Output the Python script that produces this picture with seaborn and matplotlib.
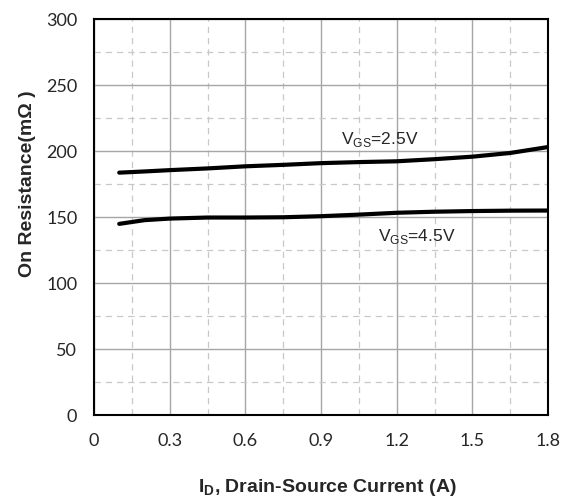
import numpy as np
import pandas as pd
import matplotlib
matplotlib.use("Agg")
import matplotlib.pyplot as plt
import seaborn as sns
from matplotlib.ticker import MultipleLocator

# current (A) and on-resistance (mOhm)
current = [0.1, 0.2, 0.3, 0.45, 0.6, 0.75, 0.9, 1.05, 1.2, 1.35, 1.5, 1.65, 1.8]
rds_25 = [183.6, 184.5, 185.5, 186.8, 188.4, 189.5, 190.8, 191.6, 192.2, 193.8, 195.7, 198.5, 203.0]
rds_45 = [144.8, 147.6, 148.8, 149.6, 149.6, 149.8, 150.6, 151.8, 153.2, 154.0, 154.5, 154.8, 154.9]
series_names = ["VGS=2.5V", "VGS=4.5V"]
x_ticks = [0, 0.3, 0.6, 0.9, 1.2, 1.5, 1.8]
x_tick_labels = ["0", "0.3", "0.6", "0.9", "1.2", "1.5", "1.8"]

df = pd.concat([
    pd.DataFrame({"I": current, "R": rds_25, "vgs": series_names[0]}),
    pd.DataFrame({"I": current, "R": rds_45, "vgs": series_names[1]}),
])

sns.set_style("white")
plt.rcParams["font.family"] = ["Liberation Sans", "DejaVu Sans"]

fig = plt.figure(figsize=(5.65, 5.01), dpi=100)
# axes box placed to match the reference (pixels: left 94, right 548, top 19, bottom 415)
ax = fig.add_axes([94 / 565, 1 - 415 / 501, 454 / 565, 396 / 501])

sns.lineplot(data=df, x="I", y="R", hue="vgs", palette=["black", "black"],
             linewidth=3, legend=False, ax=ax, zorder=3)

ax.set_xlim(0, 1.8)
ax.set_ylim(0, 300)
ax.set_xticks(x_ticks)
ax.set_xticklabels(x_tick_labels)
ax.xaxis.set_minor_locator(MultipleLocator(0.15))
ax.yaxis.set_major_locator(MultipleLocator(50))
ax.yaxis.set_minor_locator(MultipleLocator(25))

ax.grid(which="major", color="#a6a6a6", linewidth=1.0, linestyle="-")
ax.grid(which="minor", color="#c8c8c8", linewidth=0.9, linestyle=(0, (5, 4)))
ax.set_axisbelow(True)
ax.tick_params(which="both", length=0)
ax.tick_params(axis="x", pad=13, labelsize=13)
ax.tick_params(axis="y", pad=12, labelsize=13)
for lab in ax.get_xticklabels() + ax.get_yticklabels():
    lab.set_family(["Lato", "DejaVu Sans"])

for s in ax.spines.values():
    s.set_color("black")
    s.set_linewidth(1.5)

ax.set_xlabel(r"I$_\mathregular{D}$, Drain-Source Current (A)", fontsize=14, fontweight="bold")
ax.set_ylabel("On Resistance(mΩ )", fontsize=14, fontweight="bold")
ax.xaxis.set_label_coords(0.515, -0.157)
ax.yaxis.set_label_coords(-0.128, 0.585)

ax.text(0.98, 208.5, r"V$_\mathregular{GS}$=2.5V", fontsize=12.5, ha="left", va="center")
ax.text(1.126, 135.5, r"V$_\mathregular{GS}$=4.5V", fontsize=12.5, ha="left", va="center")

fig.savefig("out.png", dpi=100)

▸ PROBLEM TO WORK ON: Pictures excluded, repeat exactly the lines from the top of the material through the line with "from matplotlib.ticker import MultipleLocator", including both of those lines.

▸ REPLY TO THE EXERCISE:
Output the Python script that produces this picture with seaborn and matplotlib.
import numpy as np
import pandas as pd
import matplotlib
matplotlib.use("Agg")
import matplotlib.pyplot as plt
import seaborn as sns
from matplotlib.ticker import MultipleLocator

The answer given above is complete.